What the task asks: Omit every picture and return the rest of the data unaltered.
•••••
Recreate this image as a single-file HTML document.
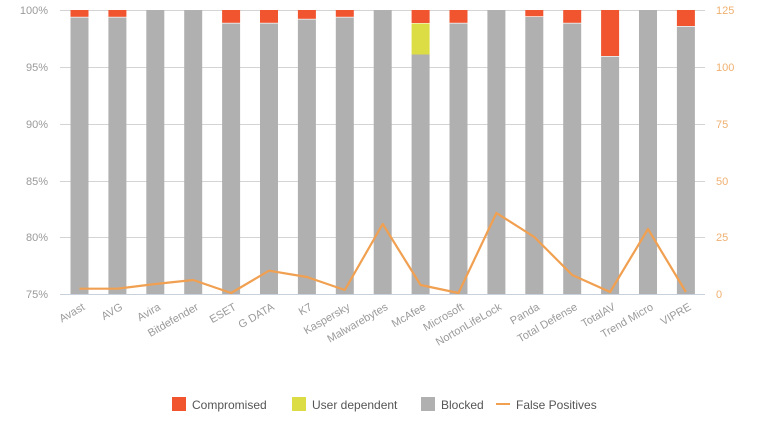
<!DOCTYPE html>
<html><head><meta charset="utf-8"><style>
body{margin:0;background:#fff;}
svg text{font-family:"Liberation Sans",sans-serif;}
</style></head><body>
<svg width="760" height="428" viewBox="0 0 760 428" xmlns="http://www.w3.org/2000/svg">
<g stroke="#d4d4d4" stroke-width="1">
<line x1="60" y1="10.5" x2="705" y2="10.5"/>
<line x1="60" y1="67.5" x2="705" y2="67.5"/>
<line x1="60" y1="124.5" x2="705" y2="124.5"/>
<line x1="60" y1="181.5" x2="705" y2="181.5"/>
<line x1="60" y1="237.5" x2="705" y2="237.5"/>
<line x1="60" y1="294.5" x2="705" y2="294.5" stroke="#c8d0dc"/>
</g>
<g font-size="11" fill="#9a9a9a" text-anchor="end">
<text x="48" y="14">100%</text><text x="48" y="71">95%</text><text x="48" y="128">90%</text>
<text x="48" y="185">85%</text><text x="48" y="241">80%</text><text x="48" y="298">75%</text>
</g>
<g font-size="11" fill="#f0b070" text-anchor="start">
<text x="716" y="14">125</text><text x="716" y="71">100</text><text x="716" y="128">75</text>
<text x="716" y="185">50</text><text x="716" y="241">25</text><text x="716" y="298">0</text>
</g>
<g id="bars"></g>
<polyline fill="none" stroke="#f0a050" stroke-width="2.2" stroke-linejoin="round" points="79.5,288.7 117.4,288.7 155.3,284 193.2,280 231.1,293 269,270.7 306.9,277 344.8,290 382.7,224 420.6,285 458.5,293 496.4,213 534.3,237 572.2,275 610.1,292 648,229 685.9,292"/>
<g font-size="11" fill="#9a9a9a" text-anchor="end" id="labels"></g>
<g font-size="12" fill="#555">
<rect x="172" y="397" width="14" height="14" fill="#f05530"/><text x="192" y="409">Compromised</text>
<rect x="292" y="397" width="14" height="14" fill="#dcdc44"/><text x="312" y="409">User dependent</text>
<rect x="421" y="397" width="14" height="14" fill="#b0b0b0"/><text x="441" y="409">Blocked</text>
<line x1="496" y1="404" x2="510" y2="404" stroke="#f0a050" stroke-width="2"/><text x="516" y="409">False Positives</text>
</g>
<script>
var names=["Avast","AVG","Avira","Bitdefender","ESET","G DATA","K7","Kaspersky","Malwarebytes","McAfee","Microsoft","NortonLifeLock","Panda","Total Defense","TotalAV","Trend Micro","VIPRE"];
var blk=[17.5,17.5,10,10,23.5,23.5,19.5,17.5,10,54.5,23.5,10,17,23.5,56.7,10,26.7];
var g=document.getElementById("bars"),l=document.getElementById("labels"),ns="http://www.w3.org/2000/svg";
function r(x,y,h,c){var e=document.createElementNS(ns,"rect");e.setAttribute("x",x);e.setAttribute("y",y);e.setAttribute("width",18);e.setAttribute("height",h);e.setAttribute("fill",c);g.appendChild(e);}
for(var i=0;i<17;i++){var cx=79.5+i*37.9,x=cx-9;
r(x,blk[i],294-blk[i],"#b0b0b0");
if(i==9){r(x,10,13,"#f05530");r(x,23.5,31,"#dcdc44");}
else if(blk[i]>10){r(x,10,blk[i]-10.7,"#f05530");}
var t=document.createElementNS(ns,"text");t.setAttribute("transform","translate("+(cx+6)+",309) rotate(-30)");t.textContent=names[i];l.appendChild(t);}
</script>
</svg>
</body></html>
•••••
Answer:
Recreate this image as a single-file HTML document.
<!DOCTYPE html>
<html><head><meta charset="utf-8"><style>
body{margin:0;background:#fff;}
svg text{font-family:"Liberation Sans",sans-serif;}
</style></head><body>
<svg width="760" height="428" viewBox="0 0 760 428" xmlns="http://www.w3.org/2000/svg">
<g stroke="#d4d4d4" stroke-width="1">
<line x1="60" y1="10.5" x2="705" y2="10.5"/>
<line x1="60" y1="67.5" x2="705" y2="67.5"/>
<line x1="60" y1="124.5" x2="705" y2="124.5"/>
<line x1="60" y1="181.5" x2="705" y2="181.5"/>
<line x1="60" y1="237.5" x2="705" y2="237.5"/>
<line x1="60" y1="294.5" x2="705" y2="294.5" stroke="#c8d0dc"/>
</g>
<g font-size="11" fill="#9a9a9a" text-anchor="end">
<text x="48" y="14">100%</text><text x="48" y="71">95%</text><text x="48" y="128">90%</text>
<text x="48" y="185">85%</text><text x="48" y="241">80%</text><text x="48" y="298">75%</text>
</g>
<g font-size="11" fill="#f0b070" text-anchor="start">
<text x="716" y="14">125</text><text x="716" y="71">100</text><text x="716" y="128">75</text>
<text x="716" y="185">50</text><text x="716" y="241">25</text><text x="716" y="298">0</text>
</g>
<g id="bars"></g>
<polyline fill="none" stroke="#f0a050" stroke-width="2.2" stroke-linejoin="round" points="79.5,288.7 117.4,288.7 155.3,284 193.2,280 231.1,293 269,270.7 306.9,277 344.8,290 382.7,224 420.6,285 458.5,293 496.4,213 534.3,237 572.2,275 610.1,292 648,229 685.9,292"/>
<g font-size="11" fill="#9a9a9a" text-anchor="end" id="labels"></g>
<g font-size="12" fill="#555">
<rect x="172" y="397" width="14" height="14" fill="#f05530"/><text x="192" y="409">Compromised</text>
<rect x="292" y="397" width="14" height="14" fill="#dcdc44"/><text x="312" y="409">User dependent</text>
<rect x="421" y="397" width="14" height="14" fill="#b0b0b0"/><text x="441" y="409">Blocked</text>
<line x1="496" y1="404" x2="510" y2="404" stroke="#f0a050" stroke-width="2"/><text x="516" y="409">False Positives</text>
</g>
<script>
var names=["Avast","AVG","Avira","Bitdefender","ESET","G DATA","K7","Kaspersky","Malwarebytes","McAfee","Microsoft","NortonLifeLock","Panda","Total Defense","TotalAV","Trend Micro","VIPRE"];
var blk=[17.5,17.5,10,10,23.5,23.5,19.5,17.5,10,54.5,23.5,10,17,23.5,56.7,10,26.7];
var g=document.getElementById("bars"),l=document.getElementById("labels"),ns="http://www.w3.org/2000/svg";
function r(x,y,h,c){var e=document.createElementNS(ns,"rect");e.setAttribute("x",x);e.setAttribute("y",y);e.setAttribute("width",18);e.setAttribute("height",h);e.setAttribute("fill",c);g.appendChild(e);}
for(var i=0;i<17;i++){var cx=79.5+i*37.9,x=cx-9;
r(x,blk[i],294-blk[i],"#b0b0b0");
if(i==9){r(x,10,13,"#f05530");r(x,23.5,31,"#dcdc44");}
else if(blk[i]>10){r(x,10,blk[i]-10.7,"#f05530");}
var t=document.createElementNS(ns,"text");t.setAttribute("transform","translate("+(cx+6)+",309) rotate(-30)");t.textContent=names[i];l.appendChild(t);}
</script>
</svg>
</body></html>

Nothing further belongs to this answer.